As a recently signed up member of the Lin(d)field One Name Group and cousin of Barry Linfield, Membership Secretary, I received with interest Vol 6, 1 December 1997 of LONGSHOT which contains the details of my late father, Frederick Roy LINFIELD, Lieutenant RNR, both in the service records by Alan Linfield (Page 8) and in the Royal Naval Patrol Service by Arthur G Lindfield (Page 41). This has prompted me to jot down a brief historical background to the Linfields of Southern Africa.

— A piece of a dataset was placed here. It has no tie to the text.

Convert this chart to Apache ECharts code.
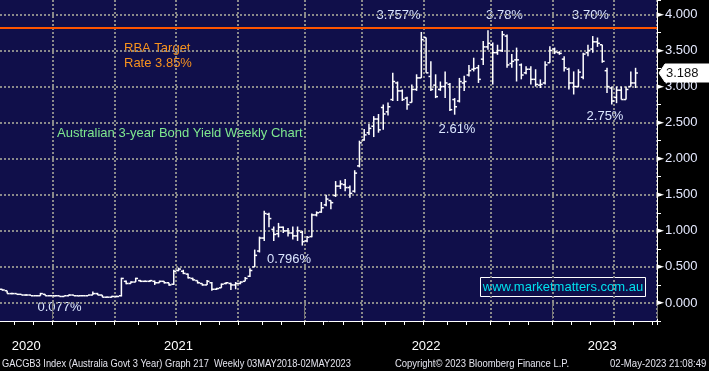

Frederick Roy Linfield was recruited into the British South Africa Police, Southern Rhodesia in 1934 where he served in Salisbury (now Harare), Selekwe and Gwelo, leaving the Police Force on completion of his initial three year contract in 1937. In the same year he married Alice Gabriel who he met in Gwelo. Alice was the daughter of William Gabriel of Scotland, who had travelled to Africa as a soldier in the Cameron Highlanders regiment under Lord Kitchener, arriving in South Africa, from service in the Sudan, to participate in the Anglo-Boer War at the end of which he settled in South Africa, joined the Police Force, retiring as a Detective Chief Constable.
On 6 December 1937 Frederick Roy and Alice’s daughter, Pauline Mary, was born and on 27 February 1939 I was born and named Gabriel William Roy Linfield. We were both born in Bulawayo.
When World War II broke out in 1939 Frederick Roy, who was at the time working in Bulawayo, Southern Rhodesia, contacted the Admiralty (being a member of the RNVR) and was subsequently called up for active service.
Due to Southern Rhodesia being a land-locked country with no direct access to the sea it was decided that Alice, my sister and I would move to Durban, South Africa, to be more accessible when Roy was given shore leave. This we did in 1940.
When Roy was reported killed in action in the Mediterranean in 1942 Alice remained in Durban where she had a job with the Admiralty. However, in January 1949 she returned to Bulawayo, Southern Rhodesia to re-establish a home and future for her family.
Alice never remarried and finally died three months after her 90th birthday in 1994. Pauline Linfield married in 1958 and has three daughters and six grandsons, all living in South Africa.
I married Merle Denis Beets in 1962 and we have two sons, Roy and Wayne. Roy has a daughter, Andrea, and two sons, Dean and Bradley. Wayne has a daughter, Tracey, and a son, Sean.
This branch of the Linfield family still resides in Zimbabwe.